The gains are real at the task level. A 2026 peer-reviewed study in Management Science — field experiments at Microsoft, Accenture, and a Fortune 100 company with 4,867 developers — found a 26% increase in completed tasks. Less experienced developers gained more. This is gold-standard evidence: randomized controlled trials, peer-reviewed, replicated across three firms.

But task-level gains don't aggregate to organizational gains by default. They aggregate under specific conditions.

DORA published an AI capabilities model in April 2026 identifying seven capabilities that determine whether AI tools amplify or destabilize an engineering organization: clear AI policy, healthy data ecosystems, AI-accessible internal data, strong version control, small batches, user-centric focus, and a quality internal platform. Organizations with these capabilities see AI as an accelerant. Organizations without them see instability and compounding tech debt.

McKinsey arrived at the same finding from a different direction: companies in the top quintile for AI productivity were 2.8 times more likely to have redesigned workflows before deploying AI tools. Not after. The redesign is the precondition, not the follow-up.

The pattern holds in the specific cases. Stripe runs 1,300 AI-assisted PRs per week on CI infrastructure and task decomposition pipelines that were built for humans. Intercom's Apex agent delivers because they invested in domain-specific post-training. The tools amplify what was already there.

The Honest Numbers

How many organizations have actually met the conditions?

5.5%

of companies achieve
measurable ROI

McKinsey 2026

of leaders trust their
measurement frameworks

Harness 2026

Two independent surveys, different constructs, nearly identical answers. One measures outcomes. The other measures the ability to measure outcomes. The convergence is the point: almost nobody is achieving real returns, and almost nobody can tell whether they are.

Meanwhile, 89% of engineering leaders report improved productivity (Harness). 92.6% use AI tools weekly (DX). 95% of Pragmatic Engineer respondents use AI weekly. Adoption is universal. Measurement is nearly nonexistent. The gap between those two facts is where the plateau lives.

METR's survey adds the individual dimension: developers report feeling 3x faster but deliver only 1.4–2x more value. Their earlier experimental work found a 40-percentage-point gap between perceived and actual productivity impact. The perception gap isn't just organizational — it's cognitive. People genuinely can't tell whether the tools help as much as they feel like they do.

The Macro Question

Erik Brynjolfsson at the Stanford Digital Economy Lab says AI is entering a “harvest phase.” U.S. productivity jumped 2.7% in 2025, nearly double the 1.4% decade average. GDP grew 3.7% in Q4 with only 181,000 jobs added. He sees the J-curve inflecting.
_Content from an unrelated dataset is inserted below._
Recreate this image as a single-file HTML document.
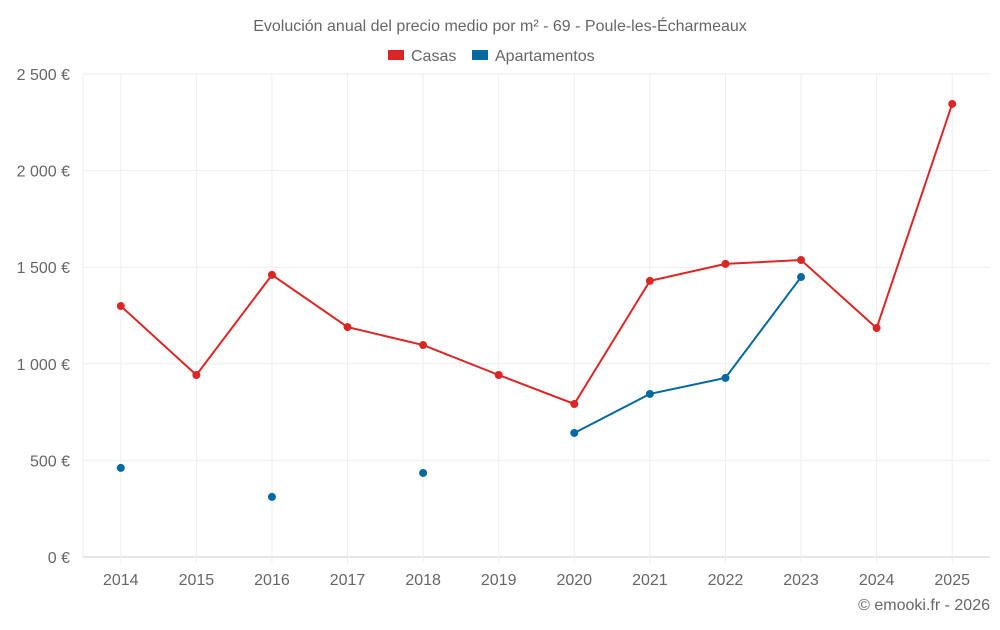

Torsten Slok, Apollo's Chief Economist: “AI is everywhere except in the incoming macroeconomic data.”

They're both working from the same numbers. The disagreement is about lags — whether 2025 was the start of structural uplift or a statistical blip. DORA's ROI model projects 39% first-year returns for a 500-person organization that meets all seven conditions. The critique is sharp: self-reported data, attribution confusion between AI and the organizational capabilities that make AI work, no net present value calculations. The model tells you what's possible under conditions almost nobody has created.

The positive case for AI-assisted development is real, and it is conditional. The conditions are specific: verification infrastructure that scales with generation volume. Measurement frameworks that capture outcomes, not adoption metrics. Workflow redesign that precedes tool deployment. Organizations that meet them — McKinsey's top quintile, Stripe, a handful of others — see genuine, measurable gains.

5.5% is not a temporary number waiting for adoption to catch up. It reflects the structural difficulty of meeting the conditions themselves. AI coding tools work. That was never the question. The question is whether organizations can rebuild around verification, measurement, and workflow design at the pace the tools demand. A year into universal adoption, the plateau holds.